De vez en cuando se nos explica que ciertas personas prefieren dormir en la calle antes que refugiarse en los albergues, bien para sentirse libres o por temor al robo de sus pertenencias aprovechando un sueño más confortable. O que apenas aceptan siquiera la ayuda de su familia, como parece ser el caso de Manuel, según dicen personas que le conocieron bien. Y luego está la alianza siniestra entre la pobreza y la desinformación, ese desesperado encender del brasero mientras se cierran las rendijas a la nieve o al aire siberiano, sin ser consciente de que la falta de ventilación puede dejarte sin vida. La muerte por frío acecha a los sin techo y a los que, aun teniéndolo, pretenden sustituir la falta de calefacción con métodos rudimentarios y peligrosos.

Descartemos la tentación demagógica de comparar estas situaciones con el derroche de iluminaciones navideñas o la miríada de ofertas publicitarias animando al consumo, un hecho necesario para no ahondar más en la crisis económica. Pero las preguntas se agolpan: cuando alguien muere de frío en un país con recursos, como España, ¿hacemos lo posible para que se sepa? ¿Dirigentes de alto nivel visitan el lugar de los hechos, se preocupan de que los servicios sociales o policiales extremen la vigilancia? Por difícil que pueda ser relacionarse con estas personas, ¿se hace cuanto se puede para alertar y proteger a la población potencialmente afectada?

No hay motivo de flagelación solamente como españoles. A título de europeos también podríamos avergonzarnos de los que mueren de frío en Francia -un sin techo de 35 años en Burdeos, el mismo día en que Manuel falleció en Almendralejo-, o de las decenas de muertos por congelación, indigentes en su mayoría, en Polonia y otros países europeos. Las olas de frío no respetan fronteras.

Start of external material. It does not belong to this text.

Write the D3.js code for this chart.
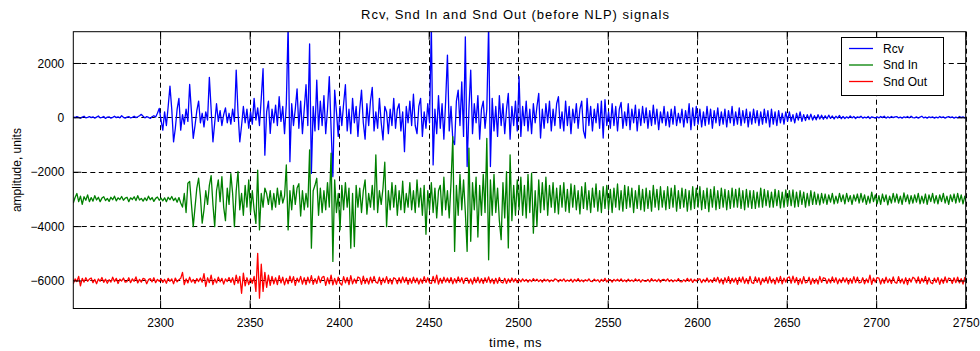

En el mundo desarrollado, raro es el invierno en que no surgen casos en cuanto las temperaturas caen con fuerza.

Es grave que una maravilla tecnológica como el Eurostar -que ha necesitado sumergir tanto dinero bajo el Canal de la Mancha, hasta convertirla en realidad- quede paralizada varios días, y que eso angustie a decenas de miles de viajeros o aspirantes a serlo. Pero morirse de frío, en el siglo XXI y en plena Europa: eso sí que es una confesión de impotencia.